Craig Hodges hung up his basketball jersey and trainers decades ago.
But had he been playing today, the former Chicago Bulls guard says he would not have played out the season at the Disney World Resort in Orlando, Florida.
“To me, it’s a distraction to take people’s attention and eyes away from what’s really going on,” he told BBC Sport.
“I wouldn’t have gone to Florida. That’s just basketball. There’s more important things to fight for than winning a game or championship.”
Hodges is one of the best three-point shooters the game has ever seen.
Now 60, he played alongside Michael Jordan for the Chicago Bulls, and has two NBA Championship titles to show for it.
Watching this week’s player-led boycott of matches has been bittersweet for him.
Prompted by the shooting of Jacob Blake in Wisconsin, all 13 remaining play-off teams decided against playing on the original date set for their fifth match.
The NBA retrospectively supported their decision.
Hodges, who said he was proud of what the “young brothers” had done, tried to prompt a similar move nearly 30 years ago.
Hodges’ plan was to boycott game one of the 1991 NBA Championship game between his Bulls and the Los Angeles Lakers.
In March of that year Rodney King, a black American, had been the victim of police brutality in LA.
Footage of King being beaten by white officers would spark nationwide riots, with LA bearing the brunt of violent protests.
The beating left King with brain damage. The white officers involved were acquitted a year later.
Hodges remembers seeing the footage and deciding his platform was one he could use to show the anger of black people in America. And, perhaps, a chance to use his voice to open channels others might not have access to.
But he says he garnered very little support for his plan not to play the series.
“Guys were more worried about their contracts and their possible endorsement deals,” he said. “And remember, I didn’t have social media so it felt like it was just me against the world.”
There had been suggestions this year’s boycott – led by the Milwaukee Bucks – may result in the cancellation of the season.
But meetings between the NBA and players seem to have ended in agreement that playing on is the right thing to do.
Hodges said the boycott is “already bringing change”.
“It actually made changes in the different leagues around the country,” he said. “We saw the WNBA, MLS, MLB and women’s tennis take similar action.
“So it’s already made an impact.”
Hodges hopes something “long-lasting and sustainable” will come from the protests.

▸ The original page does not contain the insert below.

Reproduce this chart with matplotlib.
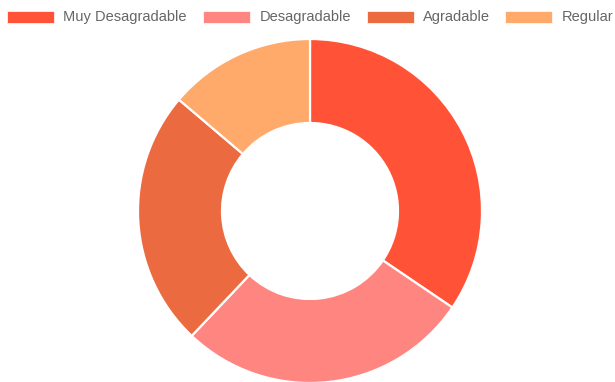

Asked if he thought the NBA would have been different had his boycott succeeded, he said: “There are so many different avenues of racism within the context of systemic racist and racist systems, sport is only part of it.
“Had we been able to boycott the championship that year we may have made some differences within the league.
“On a national scale, it’s going to take more than athletes and entertainers.”